- THE EXERCISE -
What is the count of lines in the listing below that hold the string "matplotlib"? Reply with that number alone.

- AVAILABLE DATA -
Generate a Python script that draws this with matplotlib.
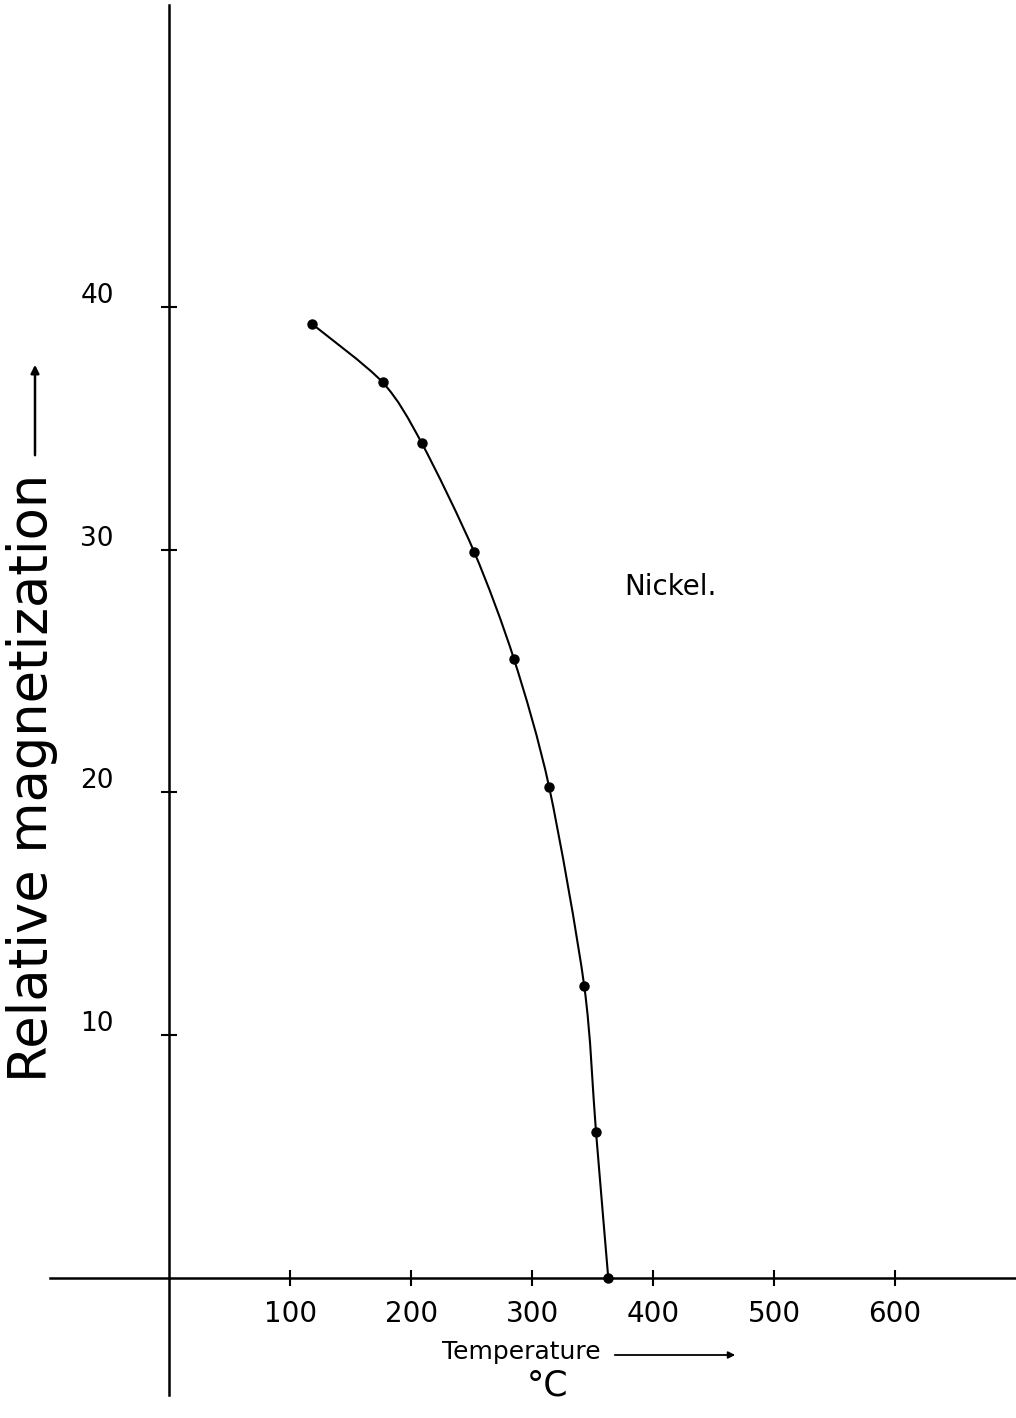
import matplotlib
matplotlib.use("Agg")
import matplotlib.pyplot as plt
from matplotlib.path import Path
from matplotlib.patches import PathPatch

# readings (nickel)
temperature = [118.1, 176.3, 208.6, 252.1, 284.9, 314.1, 343.1, 352.8, 362.9]
magnetization = [39.3, 36.9, 34.4, 29.9, 25.5, 20.2, 12.0, 6.0, 0.0]

x_ticks = [100, 200, 300, 400, 500, 600]
y_ticks = [10, 20, 30, 40]

W, H = 1016, 1418
fig = plt.figure(figsize=(W / 100, H / 100), dpi=100)
ax = fig.add_axes([0, 0, 1, 1])
ax.set_xlim(-140.2, 700.2)
ax.set_ylim(-5.79, 52.66)

# axes drawn as crossing lines through the origin
for side in ["top", "right"]:
    ax.spines[side].set_visible(False)
ax.spines["left"].set_position(("data", 0))
ax.spines["bottom"].set_position(("data", 0))
ax.spines["left"].set_bounds(-4.84, 52.45)
ax.spines["bottom"].set_bounds(-98.8, 700.2)
for side in ["left", "bottom"]:
    ax.spines[side].set_linewidth(1.8)

ax.set_xticks(x_ticks)
ax.set_yticks(y_ticks)
ax.set_xticklabels([])
ax.set_yticklabels([])
ax.tick_params(direction="inout", length=11, width=1.5)

for t in x_ticks:
    ax.text(t, -1.5, str(t), ha="center", va="center", fontsize=20)
for v in y_ticks:
    ax.text(-60, v + 0.45, str(v), ha="center", va="center", fontsize=19)

# smooth hand-drawn style curve through the points (Bezier segments)
pts = list(zip(temperature, magnetization))
verts = [pts[0]]
codes = [Path.MOVETO]
for i in range(len(pts) - 1):
    p0 = pts[max(i - 1, 0)]
    p1 = pts[i]
    p2 = pts[i + 1]
    p3 = pts[min(i + 2, len(pts) - 1)]
    c1 = (p1[0] + (p2[0] - p0[0]) / 7, p1[1] + (p2[1] - p0[1]) / 7)
    c2 = (p2[0] - (p3[0] - p1[0]) / 7, p2[1] - (p3[1] - p1[1]) / 7)
    verts += [c1, c2, p2]
    codes += [Path.CURVE4] * 3
ax.add_patch(PathPatch(Path(verts, codes), fill=False, lw=1.5, color="black"))
ax.plot(temperature, magnetization, "o", color="black", markersize=6.5)

def px(x, y):
    return x / W, 1 - y / H

# axis titles and labels
fig.text(*px(32, 778), "Relative magnetization", rotation=90,
         ha="center", va="center", fontsize=38)
ax.annotate("", xy=px(35, 362), xytext=px(35, 458),
            xycoords="figure fraction", textcoords="figure fraction",
            arrowprops=dict(arrowstyle="-|>", lw=1.8, color="black",
                            mutation_scale=12))

fig.text(*px(521, 1352), "Temperature", ha="center", va="center", fontsize=18)
ax.annotate("", xy=px(738, 1355), xytext=px(612, 1355),
            xycoords="figure fraction", textcoords="figure fraction",
            arrowprops=dict(arrowstyle="-|>", lw=1.3, color="black",
                            mutation_scale=10))
fig.text(*px(548, 1385), "°C", ha="center", va="center", fontsize=25)

fig.text(*px(670, 587), "Nickel.", ha="center", va="center", fontsize=20)

fig.savefig("out.png", dpi=100)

- RESULT -
6